AFTERSUN de Charlotte Wells
Un an après la sortie des deux volets des Souvenir de Joanna Hogg, c’est au tour d’une cinéaste écossaise de livrer un élégant récit rétrospectif. Nulle liaison toxique à l’horizon, Charlotte Wells raconte une relation père-fille le temps d’un séjour all inclusive en Turquie pendant les années 1990.
Sous le soleil qui nimbe le resort, Sophie, 11 ans, et son papa Calum n’appartiennent pas tout à fait à la communauté touristique. Ils s’amusent des clients de ce simili Club Med et se réfugient dans une bulle que les bruyants adolescents qui les entourent ne parviennent pas à faire éclater. Ayant emporté avec eux une caméra DV, ils se filment à tour de rôle et fabriquent avec ces vidéos un cocon dans lequel Sophie, devenue adulte, s’immiscera à nouveau. Aftersun est une parenthèse estivale qu’on découvre être le souvenir de sa protagoniste au détour de quelques flashforwards éparts.
Sourire enfoui
Entre physique de dieu grec et slow ninja moves, c’est Paul Mescal qui incarne ici le jeune papa. Rendu célèbre par la série Normal People, il donne au personnage la gravité d’un trentenaire ayant grandi trop vite, ancré mais toujours perdu. Il est irrémédiablement ailleurs, et sa fille Sophie se charge de le ramener à la réalité. Elle compare son âge au sien et tente de partager avec lui une motivation, un allant qui lui manque. Comme ces deltaplanes qui glissent au-dessus de leurs têtes, Calum est un corps flottant qu’un plâtre empêche de se baigner dans la piscine de l’hôtel. Après l’avoir retiré seul dans sa salle de bain (l’un des plus beaux plans du film), il s’aventure en mer. En stage de plongée avec sa fille, alors qu’un masque coule et qu’il tente vainement de le récupérer, on comprend l’attraction du personnage pour les profondeurs. On saisit petit à petit l’abîme intérieur auquel Sophie ne peut rien opposer et qui pousse son père à se soustraire perpétuellement à la compagnie des autres. Les plans en contre-plongée l’isolent, découpant sa silhouette sculpturale sur fond de ciel, sous l’eau, en haut d’un amphithéâtre, ou en équilibre sur la balustrade d’un balcon. Les bras tendus à l’horizontale, on dirait un ange.

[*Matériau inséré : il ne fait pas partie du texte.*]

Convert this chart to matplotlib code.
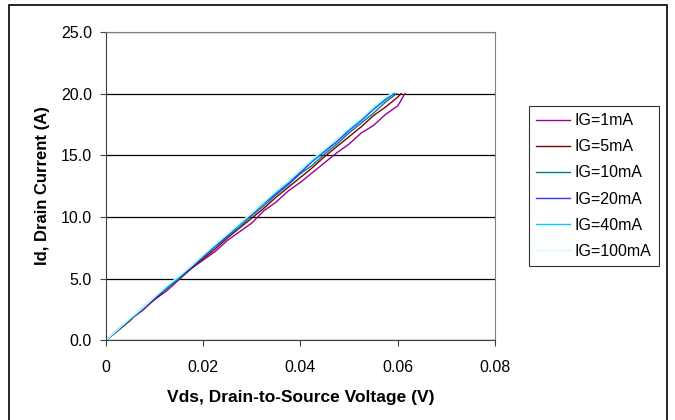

Pour filmer ce personnage hors du monde, Charlotte Wells recourt sans arrêt à des intermédiaires : le caméscope de Sophie ou les miroirs de leur chambre d’hôtel. Wells découpe l’espace et joue sur les surfaces de réflexion : un écran de télé sert aussi bien à montrer ce qu’on y diffuse que ce qu’il reflète. À côté de ce poste, la caméra s’attarde sur une pile de livres, où figure un recueil de Margaret Tait. On doit à cette artiste écossaise un unique long métrage, Blue Black Permanent, dont les flash-backs de vacances ont dû influencer la composition d’Aftersun. Un père soudainement en charge de sa fille de 11 ans, un plâtre, des plans sous-marins dans une piscine : il n’est pas incongru de penser également à Somewhere de Sofia Coppola. Mais loin d’être centré sur la trajectoire d’un homme qui redécouvre la paternité, Aftersun accompagne une jeune fille qui voit son père dériver. Charlotte Wells nous rappelle épisodiquement que cette virée estivale quasi insulaire est remémorée vingt ans plus tard. Alors que Calum abandonne sa fille un soir pour aller danser, les lumières stroboscopiques de scènes de club créent un pont visuel entre lui, et Sophie adulte. Un final dansé au son de « Under Pressure » renforce le parallèle temporel. C’est dans cette brèche que se terre l’émotion de l’amour filial. La fille, qu’une scène révèle devenue mère, prend la relève de son père qui avouait : «I can’t see myself at forty, to be honest » (« Honnêtement, je ne me vois pas à 40 ans »).